Insolvency practitioners are aware that they can be liable for conversion if they sell property that belongs to someone other than the company. The problem is that it is often difficult to determine who owns property in the possession of the company and who has a security interest in it.
The Personal Property Securities Act 2009 (PPSA 2009) was intended to deal with some of these problems by establishing a register for security interests in personal property. Unfortunately, the Personal Property Securities Register (PPSR) has not proved to be a reliable source of information about security interests in personal property. It is intended to operate as an electronic notice board to warn of security interests in personal property. The secured parties are expected to respond to requests under section 275 of PPSA 2009 for further information about their security interests within 20 days of receiving the requests from certain interested parties. But there have been logistical difficulties in migrating information from the ASIC Register of Charges to the PPSR.

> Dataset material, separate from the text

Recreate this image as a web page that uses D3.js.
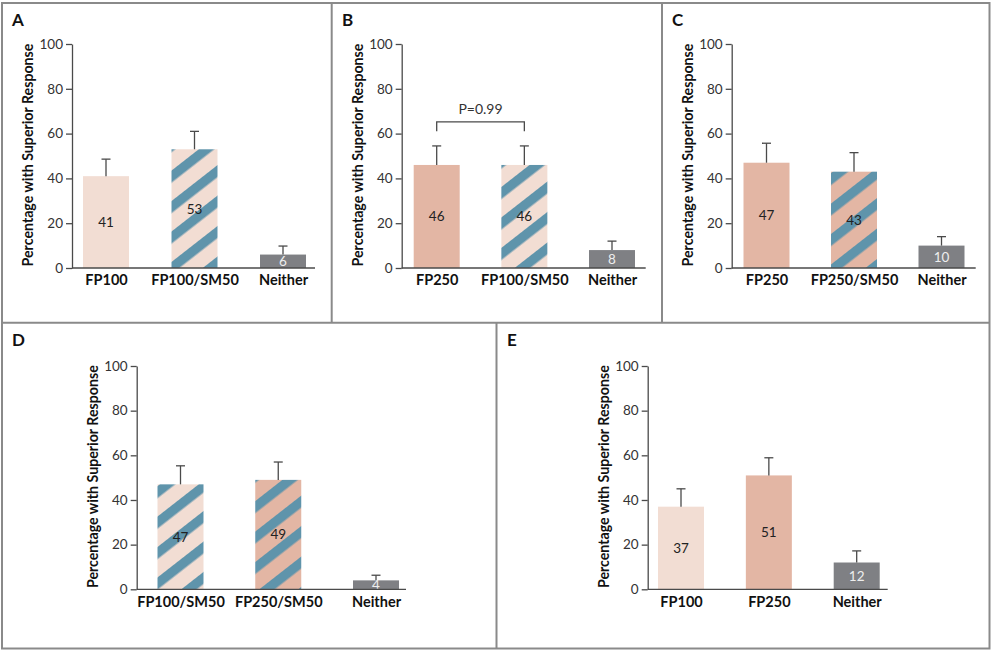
<!DOCTYPE html>
<html>
<head>
<meta charset="utf-8">
<script src="https://cdn.jsdelivr.net/npm/d3@7"></script>
<style>
  body { margin: 0; background: #fff; }
  text { font-family: Lato, "Open Sans", sans-serif; }
</style>
</head>
<body>
<div id="chart"></div>
<script>
// values (percent with superior response, upper error bar end)
const catsA = ["FP100", "FP100/SM50", "Neither"];
const valsA = [41, 53, 6];
const errA = [48.6, 61, 9.8];

const catsB = ["FP250", "FP100/SM50", "Neither"];
const valsB = [46, 46, 8];
const errB = [54.5, 54.5, 12];
const pB = "P=0.99";
const bracketB = [61, 65.2];

const catsC = ["FP250", "FP250/SM50", "Neither"];
const valsC = [47, 43, 10];
const errC = [55.7, 51.5, 14];

const catsD = ["FP100/SM50", "FP250/SM50", "Neither"];
const valsD = [47, 49, 4];
const errD = [55.3, 57, 6.3];

const catsE = ["FP100", "FP250", "Neither"];
const valsE = [37, 51, 12];
const errE = [45, 58.9, 17.2];

const yTicks = [0, 20, 40, 60, 80, 100];
const yTitle = "Percentage with Superior Response";

const W = 993, H = 651;
const lightPink = "#f2ddd3", salmon = "#e3b6a4", blue = "#5f94ab", grey = "#7f8084";
const axisCol = "#4a4a4a", borderCol = "#8a8a8a";

const svg = d3.select("#chart").append("svg")
  .attr("width", W).attr("height", H);
svg.append("rect").attr("width", W).attr("height", H).attr("fill", "#fff");

// striped patterns
const defs = svg.append("defs");
function stripes(id, bg) {
  const p = defs.append("pattern")
    .attr("id", id)
    .attr("patternUnits", "userSpaceOnUse")
    .attr("width", 24).attr("height", 24)
    .attr("patternTransform", "rotate(-38)");
  p.append("rect").attr("width", 24).attr("height", 24).attr("fill", bg);
  p.append("rect").attr("y", 0).attr("width", 24).attr("height", 9.5).attr("fill", blue);
}
stripes("stripeLight", lightPink);
stripes("stripeSalmon", salmon);

function fillFor(c) {
  if (c === "FP100") return lightPink;
  if (c === "FP250") return salmon;
  if (c === "FP100/SM50") return "url(#stripeLight)";
  if (c === "FP250/SM50") return "url(#stripeSalmon)";
  return grey;
}

// panel borders
svg.append("rect")
  .attr("x", 2).attr("y", 3).attr("width", 987.5).attr("height", 645.5)
  .attr("fill", "none").attr("stroke", borderCol).attr("stroke-width", 2);
const dividers = [
  [2, 322.7, 989.5, 322.7],
  [331.7, 3, 331.7, 322.7],
  [662, 3, 662, 322.7],
  [496.5, 322.7, 496.5, 648.5]
];
svg.selectAll("line.div").data(dividers).join("line")
  .attr("class", "div")
  .attr("x1", d => d[0]).attr("y1", d => d[1])
  .attr("x2", d => d[2]).attr("y2", d => d[3])
  .attr("stroke", borderCol).attr("stroke-width", 2);

function panel(opt, cats, vals, errs) {
  const g = svg.append("g");

  const y = d3.scaleLinear().domain([0, 100]).range([opt.y0, opt.yTop]);
  const x = d3.scalePoint().domain(cats).range(opt.centers);
  const bw = 46;

  g.append("text")
    .attr("x", opt.labelX).attr("y", opt.labelY)
    .attr("font-size", 17).attr("font-weight", 700).attr("fill", "#111")
    .text(opt.letter);

  // bars
  g.selectAll("rect.bar").data(cats).join("rect")
    .attr("class", "bar")
    .attr("x", d => x(d) - bw / 2)
    .attr("width", bw)
    .attr("y", (d, i) => y(vals[i]))
    .attr("height", (d, i) => y(0) - y(vals[i]))
    .attr("fill", d => fillFor(d));

  // error bars (upper only)
  g.selectAll("line.err").data(cats).join("line")
    .attr("x1", d => x(d)).attr("x2", d => x(d))
    .attr("y1", (d, i) => y(vals[i])).attr("y2", (d, i) => y(errs[i]))
    .attr("stroke", axisCol).attr("stroke-width", 1.3);
  g.selectAll("line.cap").data(cats).join("line")
    .attr("x1", d => x(d) - 4.5).attr("x2", d => x(d) + 4.5)
    .attr("y1", (d, i) => y(errs[i])).attr("y2", (d, i) => y(errs[i]))
    .attr("stroke", axisCol).attr("stroke-width", 1.3);

  // value labels
  g.selectAll("text.val").data(cats).join("text")
    .attr("x", d => x(d))
    .attr("y", (d, i) => y(vals[i] / 2))
    .attr("dy", "0.36em")
    .attr("text-anchor", "middle")
    .attr("font-size", 13.5)
    .attr("fill", d => d === "Neither" ? "#eeeeee" : "#222")
    .text((d, i) => vals[i]);

  // y axis
  const ya = g.append("g")
    .attr("transform", `translate(${opt.axisX},0)`)
    .call(d3.axisLeft(y).tickValues(yTicks).tickSize(6).tickPadding(3).tickSizeOuter(0));
  ya.select(".domain").attr("stroke", axisCol).attr("stroke-width", 1.3);
  ya.selectAll(".tick line").attr("stroke", axisCol).attr("stroke-width", 1.3);
  ya.selectAll(".tick text")
    .attr("font-family", "Lato, sans-serif").attr("font-size", 13.5).attr("fill", "#333");

  // x axis
  const xa = g.append("g")
    .attr("transform", `translate(0,${opt.y0})`)
    .call(d3.axisBottom(x).tickSize(0).tickPadding(7));
  xa.select(".domain")
    .attr("d", `M${opt.axisX},0H${opt.axisEnd}`)
    .attr("stroke", axisCol).attr("stroke-width", 1.3);
  xa.selectAll(".tick text")
    .attr("font-family", "Lato, sans-serif").attr("font-size", 14.5)
    .attr("font-weight", 700).attr("fill", "#111");

  // y title
  g.append("text")
    .attr("transform", `translate(${opt.axisX - 44},${(opt.y0 + opt.yTop) / 2 - 1}) rotate(-90)`)
    .attr("text-anchor", "middle")
    .attr("dy", "0.35em")
    .attr("font-size", 14.2).attr("font-weight", 700).attr("fill", "#111")
    .text(yTitle);

  return {x, y, g};
}

panel({letter: "A", labelX: 12, labelY: 26, axisX: 72, axisEnd: 315, yTop: 44, y0: 268,
       centers: [106, 283]}, catsA, valsA, errA);

const pb = panel({letter: "B", labelX: 342, labelY: 26, axisX: 401.7, axisEnd: 645.7, yTop: 44, y0: 268,
       centers: [436.7, 612]}, catsB, valsB, errB);

// comparison bracket in B
const bx0 = pb.x(catsB[0]), bx1 = pb.x(catsB[1]);
pb.g.append("path")
  .attr("d", `M${bx0},${pb.y(bracketB[0])}V${pb.y(bracketB[1])}H${bx1}V${pb.y(bracketB[0])}`)
  .attr("fill", "none").attr("stroke", axisCol).attr("stroke-width", 1.3);
pb.g.append("text")
  .attr("x", (bx0 + bx1) / 2).attr("y", pb.y(bracketB[1]) - 8)
  .attr("text-anchor", "middle").attr("font-size", 14).attr("fill", "#333")
  .text(pB);

panel({letter: "C", labelX: 672, labelY: 26, axisX: 731.7, axisEnd: 975.7, yTop: 44, y0: 268,
       centers: [766.5, 941.5]}, catsC, valsC, errC);

panel({letter: "D", labelX: 12, labelY: 346, axisX: 136.7, axisEnd: 406, yTop: 366, y0: 589.3,
       centers: [180.5, 376]}, catsD, valsD, errD);

panel({letter: "E", labelX: 507, labelY: 346, axisX: 647.7, axisEnd: 887.7, yTop: 366, y0: 589.3,
       centers: [681, 856.7]}, catsE, valsE, errE);
</script>
</body>
</html>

The inadequacy of the PPSR and the request procedure are starkly illustrated by Carson, Re Hastie Group Ltd (No.3)  FCA 719. In that case administrators were appointed to the 33 companies that comprised the Mechanical, Electrical and Plumbing Division and International Division of the Hastie Group of Companies. The administrators found that there were 995 registrations noted on the PPSR against companies in the Hastie Group. They wrote to all creditors who had a security interest registered on the PPSR. Each creditor was requested to provide information about its security interest on a proforma summary within three days. Just over a fortnight later approximately 80% of the creditors had failed to respond to the administrators’ letters. Furthermore, many of the responses the administrators received were “of little assistance to them in understanding the identity of the property in which a security interest might be claimed”:  FCA 719 at .
The PPSR was not a reliable guide to the security interests in the company’s plant and equipment because of the level of generality of the registrations and the existence of many transitional security interests that were not registered.
After further correspondence with secured creditors and newspaper advertisements calling for claims, the administrators identified approximately $2 million of assets belonging to third parties. There were 3684 items of plant and equipment that were unclaimed. This represented 77% of the total number of items of plant and equipment identified by the administrators.
The problem for the administrators was that the cost of storing and maintaining this unclaimed plant and equipment was prohibitive. They formed the view that it would be in the best interests of the companies and their creditors for the unclaimed plant and equipment to be sold as soon as possible.
The administrators applied to the Federal Court under section 447D of the Corporations Act 2001 (Cth) for directions authorising them to advertise unclaimed plant and equipment in the national newspaper for sale in on-line auctions. They proposed to hold the proceeds of sale in escrow for three months and to write to all known creditors advising them of the sales and their rights to claim their share of the proceeds held in escrow. After the three month period, they proposed to apply the proceeds of sale in the ordinary course of the administration of the companies. In effect, this would mean that any unclaimed proceeds would be paid to the security trustee representing the syndicate that comprised the Hastie Group’s major financiers.
The Court granted these directions because of the genuine and substantial difficulties that the administrators faced in identifying the plant and equipment that might be subject to a security interest and other claims and the administrators’ efforts to clarify the position as best they could. The Court also made a confidentiality order in relation to the valuation material presented to the Court in order to maximise the chance of achieving the highest sale price possible for the plant and equipment.
Lavan Legal comment
Given the current difficulties with the PPSR it will often be difficult for administrators, liquidators or receivers to determine who owns plant and equipment in the possession of the company. Carson, Re Hastie Group Ltd (No.3)  FCA 719 shows how receivers can overcome these problems by taking all reasonable steps to identify the true owners or the secured parties and then applying to the court for directions under section 447D. Liquidators and receivers could make a similar application under section 479(3) and section 424 respectively. Not only will the court look kindly upon such applications, it may be persuaded to make a confidentiality order to prevent disclosure of sensitive valuation material.